2015年12月12日

パリで約2週間にわたって開催された気候変動枠組条約第21回締約国会議(COP21)で、気候変動対策の取り組みに関する歴史的な国際協定が採択された。先進国・開発途上国を合わせた196ヶ国・地域が温室効果ガス(GHG)削減を行うことを定める内容で、世界の全ての国・地域が合意した初めての協定となる。

パリ協定の核心となる目標については、産業革命以前と比較した世界の平均気温上昇幅を摂氏2度よりさらに低く、1.5度以内に抑える努力をするという目標が決定された。GHG排出量を早急に増加から低減に転じさせ、今世紀後半に排出量と吸収量が均衡し、実質的にゼロとすることを目指す。その実現に向けて、途上国も含めた全ての国が自主的に削減目標およびその達成方法を決めて、5年ごとに国連に目標(NDCs:Nationally Determined Contributions)を提出することが義務づけられた。

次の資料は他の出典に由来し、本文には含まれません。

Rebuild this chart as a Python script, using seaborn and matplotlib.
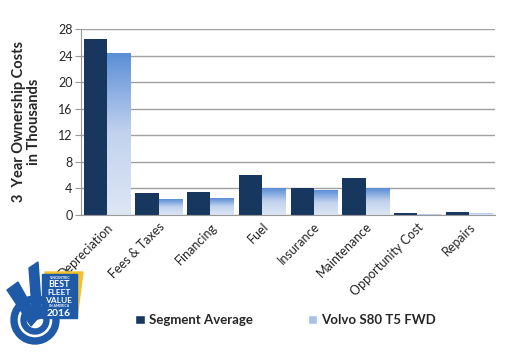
import numpy as np
import pandas as pd
import seaborn as sns
import matplotlib
matplotlib.use("Agg")
import matplotlib.pyplot as plt
from matplotlib.colors import LinearSegmentedColormap
from matplotlib.patches import Polygon, Wedge, Rectangle, Patch

categories = ["Depreciation", "Fees & Taxes", "Financing", "Fuel", "Insurance",
              "Maintenance", "Opportunity Cost", "Repairs"]
segment_avg = [26.5, 3.25, 3.4, 5.95, 4.05, 5.5, 0.25, 0.5]
volvo = [24.4, 2.35, 2.5, 4.05, 3.75, 4.05, 0.1, 0.35]
series_names = ["Segment Average", "Volvo S80 T5 FWD"]
yticks = [0, 4, 8, 12, 16, 20, 24, 28]

df = pd.DataFrame({
    "cat": categories * 2,
    "val": segment_avg + volvo,
    "series": [series_names[0]] * len(categories) + [series_names[1]] * len(categories),
})

sns.set_style("white")
plt.rcParams["font.family"] = ["Lato", "DejaVu Sans"]

dark = "#17375e"
grad = LinearSegmentedColormap.from_list("g", ["#dde6f4", "#c3d3ee", "#5a8ed6"])

fig = plt.figure(figsize=(5.1, 3.54), dpi=100)
ax = fig.add_axes([81 / 510, 1 - 215 / 354, 414 / 510, 186 / 354])

sns.barplot(data=df, x="cat", y="val", hue="series", ax=ax,
            palette=[dark, "#5a8ed6"], width=0.9, saturation=1,
            edgecolor="none", legend=False)

# gradient fill for the Volvo bars
for bar in ax.containers[1]:
    x0, y0 = bar.get_x(), bar.get_y()
    w, h = bar.get_width(), bar.get_height()
    bar.set_facecolor("none")
    im = ax.imshow(np.linspace(0, 1, 100).reshape(-1, 1), cmap=grad, aspect="auto",
                   origin="lower", extent=[x0, x0 + w, y0, y0 + h], zorder=2)
    im.set_clip_path(bar)
for bar in ax.containers[0]:
    bar.set_zorder(2)

ax.set_xlim(-0.5, len(categories) - 0.5)
ax.set_ylim(0, 28)
ax.set_yticks(yticks)
ax.yaxis.grid(True, color="#a0a0a0", linewidth=1)
ax.set_axisbelow(True)
for s in ["top", "right"]:
    ax.spines[s].set_visible(False)
ax.spines["left"].set_color("#999999")
ax.spines["bottom"].set_color("#999999")

ax.set_xticks(np.arange(len(categories)))
ax.set_xticklabels(categories, rotation=45, ha="right", rotation_mode="anchor",
                   fontsize=9, color="#222222")
ax.tick_params(axis="x", length=0, pad=4)
ax.set_xticks(np.arange(-0.5, len(categories)), minor=True)
ax.tick_params(axis="x", which="minor", length=4, color="#999999", direction="out")
ax.tick_params(axis="y", length=4, color="#999999", labelsize=9, pad=2, left=True)
ax.set_xlabel("")
ax.set_ylabel("3  Year Ownership Costs\nin Thousands", fontsize=10.5, fontweight="bold",
              labelpad=12, linespacing=1.1)

# legend
handles = [Patch(facecolor=dark), Patch(facecolor="#a9c1e8")]
fig.legend(handles, series_names, loc="center", bbox_to_anchor=(0.56, 1 - 320 / 354),
           ncol=2, frameon=False, prop={"weight": "bold", "size": 9.5},
           handlelength=0.7, handleheight=0.7, handletextpad=0.3, columnspacing=4.2)

# badge logo
lax = fig.add_axes([5 / 510, 1 - 346 / 354, 80 / 510, 88 / 354])
lax.set_xlim(0, 80)
lax.set_ylim(0, 88)
lax.axis("off")
blue = "#1f5aa8"
lax.add_patch(Wedge((30, 26), 24, 0, 360, width=6, color=blue))
lax.add_patch(Wedge((30, 26), 14, 0, 360, width=5, color=blue))
lax.add_patch(Polygon([[40, 74], [78, 74], [72, 28], [42, 28]], color="#f2c12e"))
lax.add_patch(Polygon([[2, 56], [13, 64], [33, 28], [26, 20]], color=blue))
lax.add_patch(Polygon([[24, 78], [33, 84], [37, 28], [28, 26]], color=blue))
lax.add_patch(Rectangle((37, 28), 35, 44, color=blue))
lax.text(54, 67, "VINCENTRIC", color="white", fontsize=2.5, ha="center", weight="bold")
lax.text(54, 59, "BEST", color="white", fontsize=6.5, ha="center", weight="bold")
lax.text(54, 51, "FLEET", color="white", fontsize=6, ha="center", weight="bold")
lax.text(54, 43, "VALUE", color="white", fontsize=6, ha="center", weight="bold")
lax.text(54, 39, "IN AMERICA", color="white", fontsize=2.5, ha="center", weight="bold")
lax.text(54, 30, "2016", color="white", fontsize=7.5, ha="center", weight="bold")

fig.savefig("out.png", dpi=100)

協定では、目標達成に向けた行動と支援の枠組みとして、温室効果ガスの排出削減等の緩和策及び気候変動に対する緩和策、そして透明性の高いシステム、財政支援等のすべての重要分野について合意することができた。協定には世界全体の目標に対する進捗状況の検証を2023年から開始することが盛り込まれている。また、先進国や自発的な支援に基づく資金支援については、2020年までは毎年1,000億ドル以上の資金を拠出するものとし、その後の目標については2025年までに当水準以上の金額を決定することとなった。

また、目標実施や合意遵守を確実にするためのコンプライアンス・メカニズムとなる委員会の設立、市民運動や民間企業、金融機関、都市などが果たす役割などについても触れている。

パリ協定は2016年4月22日から1年間、各国の署名を受け付け、55カ国以上が署名し、署名国のGHG排出量合計が世界の排出量の55%以上に達した時点で発効する。国連は、できるだけ多くの国が4月22日に署名に参加するよう呼びかけている。